Entries with chart source code
○ ○ ○ ○

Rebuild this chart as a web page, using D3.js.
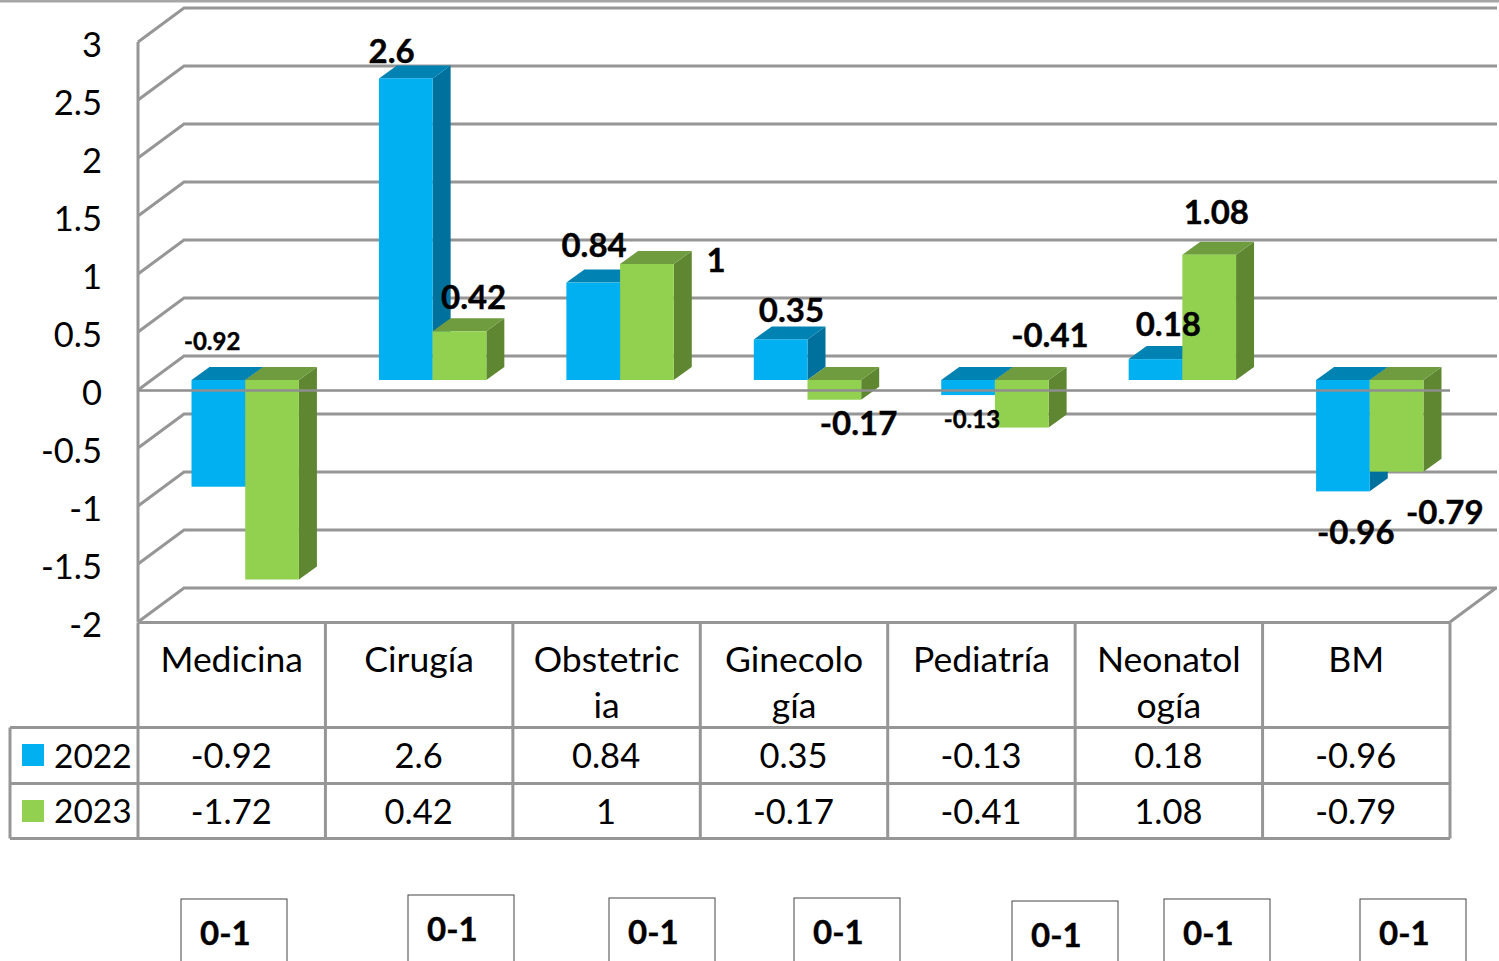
<!DOCTYPE html>
<html><head><meta charset="utf-8">
<script src="https://cdn.jsdelivr.net/npm/d3@7/dist/d3.min.js"></script>
<style>html,body{margin:0;padding:0;background:#fff}svg{display:block}text{font-family:Lato,sans-serif;fill:#000}</style>
</head><body><div id="chart"></div>
<script>
const categories = ["Medicina","Cirugía","Obstetricia","Ginecología","Pediatría","Neonatología","BM"];
const categoryLines = [["Medicina"],["Cirugía"],["Obstetric","ia"],["Ginecolo","gía"],["Pediatría"],["Neonatol","ogía"],["BM"]];
const seriesNames = ["2022","2023"];
const values2022 = [-0.92,2.6,0.84,0.35,-0.13,0.18,-0.96];
const values2023 = [-1.72,0.42,1,-0.17,-0.41,1.08,-0.79];
const yTicks = [3,2.5,2,1.5,1,0.5,0,-0.5,-1,-1.5,-2];
const boxLabels = ["0-1","0-1","0-1","0-1","0-1","0-1","0-1"];

// layout only
const W=1499,H=961;
const seriesColors=[{front:"#00B0F0",top:"#0083B2",side:"#00719C"},{front:"#92D050",top:"#6E9C3E",side:"#5F8732"}];
const labelNudge2022=[[-6,-137],[-14,-15],[1,-26],[11,-17],[4,33],[13,-23],[13,53]];
const labelNudge2023=[null,[14,-22],[69,8],[24,35],[28,-81],[7,-31],[48,52]];
const smallLabels2022=[true,false,false,false,true,false,false];
const boxPos=[[181,899],[408,895],[609,898],[794,898],[1012,901],[1164,899],[1360,899]];

const GRID="#969696",CAT=35.5,NUM=34.5,BOLD=33,SMALL=24;
const svg=d3.select("#chart").append("svg").attr("width",W).attr("height",H);
const x=d3.scaleBand().domain(categories).range([138,1450]);
const y=d3.scaleLinear().domain([-2,3]).range([622,42]);
const backDX=46,backDY=-34,planeDX=13.5,planeDY=-10,depthX=18,depthY=-13,barW=53.7;
const fmt=v=>String(v);

// top edge
svg.append("line").attr("x1",0).attr("x2",W).attr("y1",1).attr("y2",1).attr("stroke","#A6A6A6").attr("stroke-width",3);

// grid
const grid=svg.append("g").attr("fill","none").attr("stroke",GRID).attr("stroke-width",3);
grid.selectAll("path.g").data(yTicks).join("path")
  .attr("d",t=>`M${x.range()[0]},${y(t)}L${x.range()[0]+backDX},${y(t)+backDY}L${W-2},${y(t)+backDY}`);
grid.append("line").attr("x1",138).attr("x2",138).attr("y1",y(3)).attr("y2",y(-2));
grid.append("path").attr("d",`M1450,${y(-2)}L1496,${y(-2)+backDY}`);

// bars
const series=[values2022,values2023];
const barsG=svg.append("g");
categories.forEach((c,i)=>{
  series.forEach((vals,s)=>{
    const v=vals[i],col=seriesColors[s];
    const x0=x(c)+x.bandwidth()/2-barW+planeDX+s*barW,x1=x0+barW;
    const yv=y(v)+planeDY,y0=y(0)+planeDY;
    const top=Math.min(yv,y0),bot=Math.max(yv,y0);
    const g=barsG.append("g");
    g.append("path").attr("d",`M${x1},${top}L${x1+depthX},${top+depthY}L${x1+depthX},${bot+depthY}L${x1},${bot}Z`).attr("fill",col.side);
    g.append("path").attr("d",`M${x0},${top}L${x0+depthX},${top+depthY}L${x1+depthX},${top+depthY}L${x1},${top}Z`).attr("fill",col.top);
    g.append("rect").attr("x",x0).attr("y",top).attr("width",barW).attr("height",bot-top).attr("fill",col.front);
  });
});
// zero axis over bars
svg.append("line").attr("x1",138).attr("x2",1450).attr("y1",y(0)+0.5).attr("y2",y(0)+0.5).attr("stroke","#8E8E8E").attr("stroke-width",2.5);

// y labels
svg.append("g").selectAll("text").data(yTicks).join("text")
  .attr("x",102).attr("y",t=>y(t)+15).attr("text-anchor","end").attr("font-size",NUM).text(fmt);

// data labels
categories.forEach((c,i)=>{
  series.forEach((vals,s)=>{
    const n=(s?labelNudge2023:labelNudge2022)[i];
    if(!n) return;
    const cx=x(c)+x.bandwidth()/2-54+planeDX+s*54+27;
    const small=s===0&&smallLabels2022[i];
    svg.append("text").attr("x",cx+n[0]).attr("y",y(vals[i])+planeDY+n[1])
      .attr("text-anchor","middle").attr("font-weight",700).attr("font-size",small?SMALL:BOLD)
      .style("stroke","#000").style("stroke-width",0.4).text(fmt(vals[i]));
  });
});

// data table
const rowsY=[622.5,727.5,783.5,838.5];
const t=svg.append("g").attr("stroke",GRID).attr("stroke-width",3);
x.domain().forEach(c=>t.append("line").attr("x1",x(c)).attr("x2",x(c)).attr("y1",rowsY[0]).attr("y2",rowsY[3]));
t.append("line").attr("x1",1450).attr("x2",1450).attr("y1",rowsY[0]).attr("y2",rowsY[3]);
t.append("line").attr("x1",138).attr("x2",1450).attr("y1",rowsY[0]).attr("y2",rowsY[0]);
rowsY.slice(1).forEach(r=>t.append("line").attr("x1",10).attr("x2",1450).attr("y1",r).attr("y2",r));
t.append("line").attr("x1",10).attr("x2",10).attr("y1",rowsY[1]).attr("y2",rowsY[3]);

categories.forEach((c,i)=>{
  const cx=x(c)+x.bandwidth()/2;
  categoryLines[i].forEach((l,k)=>svg.append("text").attr("x",cx).attr("y",672+k*46).attr("text-anchor","middle").attr("font-size",CAT).text(l));
  series.forEach((vals,s)=>svg.append("text").attr("x",cx-0.5).attr("y",767.5+s*56).attr("text-anchor","middle").attr("font-size",NUM).text(fmt(vals[i])));
});
seriesNames.forEach((n,s)=>{
  svg.append("rect").attr("x",22).attr("y",744+s*56).attr("width",22).attr("height",22).attr("fill",seriesColors[s].front);
  svg.append("text").attr("x",54).attr("y",767.5+s*55).attr("font-size",33.5).text(n);
});

// boxes
boxLabels.forEach((l,i)=>{
  const [bx,by]=boxPos[i];
  svg.append("rect").attr("x",bx).attr("y",by).attr("width",106).attr("height",H-by+5).attr("fill","#fff").attr("stroke","#444").attr("stroke-width",1);
  svg.append("text").attr("x",bx+19).attr("y",by+46).attr("font-weight",700).attr("font-size",BOLD).style("stroke","#000").style("stroke-width",0.4).text(l);
});
</script></body></html>
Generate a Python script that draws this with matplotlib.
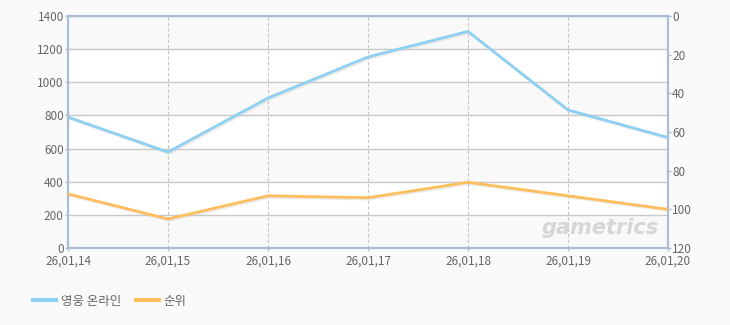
import matplotlib
matplotlib.use('Agg')
import matplotlib.pyplot as plt
import matplotlib.patheffects as pe

plt.rcParams['font.family'] = ['Noto Sans CJK KR', 'DejaVu Sans']

dates = ['26,01,14', '26,01,15', '26,01,16', '26,01,17', '26,01,18', '26,01,19', '26,01,20']
users = [790, 579, 905, 1153, 1307, 833, 667]
rank = [92, 105, 93, 94, 86, 93, 100]
left_ticks = [0, 200, 400, 600, 800, 1000, 1200, 1400]
right_ticks = [0, 20, 40, 60, 80, 100, 120]

blue = '#8ed0f2'
orange = '#ffbe5c'
grey_text = '#666666'
spine_col = '#a9bdd4'

fig = plt.figure(figsize=(7.3, 3.25), dpi=100, facecolor='#fafafa')
ax1 = fig.add_axes([68/730, 1 - 248/325, 600/730, 232/325])
ax1.set_facecolor('white')

# alternating bands
for i, lo in enumerate(left_ticks[:-1]):
    if i % 2 == 0:
        ax1.axhspan(lo, lo + 200, color='#f9f9f9', zorder=0, lw=0)

x = list(range(len(dates)))
shadow = [pe.SimpleLineShadow(offset=(1, -1), shadow_color='#cccccc', alpha=0.4), pe.Normal()]
ax1.plot(x, users, color=blue, lw=2, zorder=3, path_effects=shadow)
ax1.set_ylim(0, 1400)
ax1.set_xlim(0, len(dates) - 1)
ax1.set_yticks(left_ticks)
ax1.set_xticks(x)
ax1.set_xticklabels(dates)
ax1.grid(axis='y', color='#c8c8c8', lw=1, ls='-', zorder=1)
ax1.grid(axis='x', color='#c4c4c4', lw=0.8, ls=(0, (3, 2)), zorder=1)
ax1.set_axisbelow(True)
ax1.tick_params(axis='y', length=2, width=1, color=spine_col, labelsize=8.5,
                labelcolor=grey_text, pad=1)
ax1.tick_params(axis='x', length=2, width=1, color=spine_col, labelsize=8.5,
                labelcolor=grey_text, pad=3)
for s in ax1.spines.values():
    s.set_color(spine_col)
    s.set_linewidth(1.5)

ax2 = ax1.twinx()
ax2.plot(x, rank, color=orange, lw=2, zorder=3, path_effects=shadow)
ax2.set_ylim(120, 0)
ax2.set_yticks(right_ticks)
ax2.tick_params(axis='y', length=2, width=1, color=spine_col, labelsize=8.5,
                labelcolor=grey_text, pad=1)
for s in ax2.spines.values():
    s.set_color(spine_col)
    s.set_linewidth(1.5)

# watermark
ax1.text(0.985, 0.045, 'gametrics', transform=ax1.transAxes, ha='right', va='bottom',
         fontsize=15, fontstyle='italic', fontweight='bold', color='#d6d6d6',
         family='DejaVu Sans', zorder=2)

h1, = plt.plot([], [], color=blue, lw=3)
h2, = plt.plot([], [], color=orange, lw=3)
fig.legend([h1, h2], ['영웅 온라인', '순위'], loc='center left',
           bbox_to_anchor=(22/730, 1 - 301/325), ncol=2, frameon=False,
           handlelength=1.8, handletextpad=0.4, columnspacing=1.2,
           prop={'size': 9}, labelcolor=grey_text)

fig.savefig('out.png', dpi=100, facecolor=fig.get_facecolor())
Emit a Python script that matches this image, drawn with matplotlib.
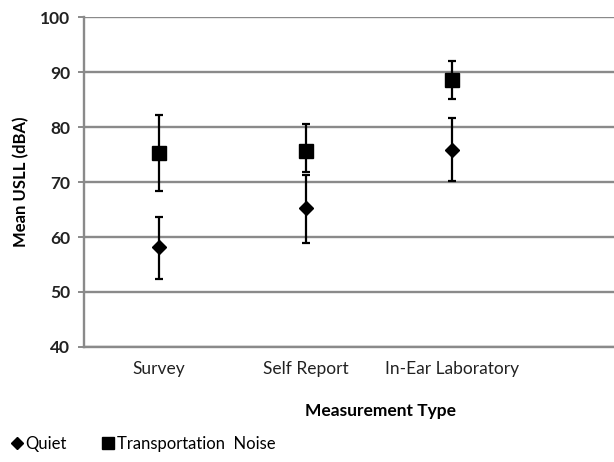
import numpy as np
import matplotlib
matplotlib.use("Agg")
import matplotlib.pyplot as plt
from matplotlib.lines import Line2D

plt.rcParams['font.family'] = ['Lato', 'DejaVu Sans']

# data
categories = ["Survey", "Self Report", "In-Ear Laboratory"]
quiet_mean = [58.1, 65.3, 75.8]
quiet_lo = [52.4, 59.0, 70.1]
quiet_hi = [63.7, 71.3, 81.6]
transport_mean = [75.2, 75.7, 88.5]
transport_lo = [68.4, 71.9, 85.1]
transport_hi = [82.2, 80.5, 92.1]
y_ticks = [40, 50, 60, 70, 80, 90, 100]

fig = plt.figure(figsize=(6.14, 4.62), dpi=100)
# plot area runs past the right edge like the cropped original
ax = fig.add_axes([0.137, 0.249, 0.95, 0.714])
ax.patch.set_edgecolor('none')

x = np.arange(len(categories))
q_err = [np.array(quiet_mean) - np.array(quiet_lo), np.array(quiet_hi) - np.array(quiet_mean)]
t_err = [np.array(transport_mean) - np.array(transport_lo), np.array(transport_hi) - np.array(transport_mean)]

ax.errorbar(x, quiet_mean, yerr=q_err, fmt='D', color='black', ms=7,
            elinewidth=1.6, capsize=3, capthick=1.6, zorder=3)
ax.errorbar(x, transport_mean, yerr=t_err, fmt='s', color='black', ms=10,
            elinewidth=1.6, capsize=3, capthick=1.6, zorder=3)

ax.set_ylim(40, 100)
ax.set_xlim(-0.512, 3.47)
ax.set_yticks(y_ticks)
ax.set_xticks(x)
ax.set_xticklabels(categories)
ax.yaxis.grid(True, color='#8a8a8a', linewidth=1.7, solid_capstyle='butt')
ax.xaxis.grid(False)
ax.set_axisbelow(True)

for s in ['top', 'right']:
    ax.spines[s].set_visible(False)
    ax.spines[s].set_color('none')
for s in ['left', 'bottom']:
    ax.spines[s].set_color('#8a8a8a')
    ax.spines[s].set_linewidth(1.7)

ax.tick_params(axis='x', length=0, pad=10, labelsize=12.5, colors='#222222')
ax.tick_params(axis='y', length=4, width=1.4, color='#8a8a8a', pad=6,
               labelsize=12.5, labelcolor='#222222', right=False)
for lab in ax.get_yticklabels():
    lab.set_fontweight('bold')

ax.set_ylabel("Mean USLL (dBA)", fontsize=12, fontweight='bold', labelpad=8)
ax.set_xlabel("Measurement Type", fontsize=12.5, fontweight='bold')
ax.xaxis.set_label_coords(0.508, -0.17)

handles = [Line2D([], [], marker='D', color='black', ls='none', ms=6),
           Line2D([], [], marker='s', color='black', ls='none', ms=8)]
fig.legend(handles, ["Quiet", "Transportation  Noise"], loc='lower left',
           bbox_to_anchor=(-0.005, -0.01), ncol=2, frameon=False,
           fontsize=12, handlelength=0.6, handletextpad=0.2, columnspacing=2.2)

fig.savefig("out.png", dpi=100)
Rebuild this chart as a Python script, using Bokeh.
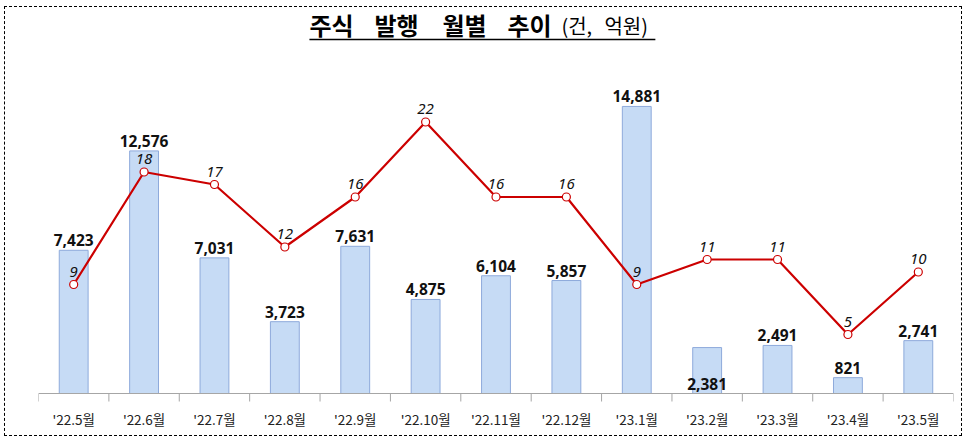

○ ○ ○ ○

Instruction:
Reproduce, starting at the line containing "Generate a Python" and stopping after the line containing "plt.rcParams['font.family'] = ['Noto", each of those lines exactly and no others; leave pictures out.

Worked solution:
Generate a Python script that draws this with matplotlib.
import matplotlib
matplotlib.use('Agg')
import matplotlib.pyplot as plt
import matplotlib.patheffects as pe

plt.rcParams['font.family'] = ['Noto Sans CJK KR', 'DejaVu Sans']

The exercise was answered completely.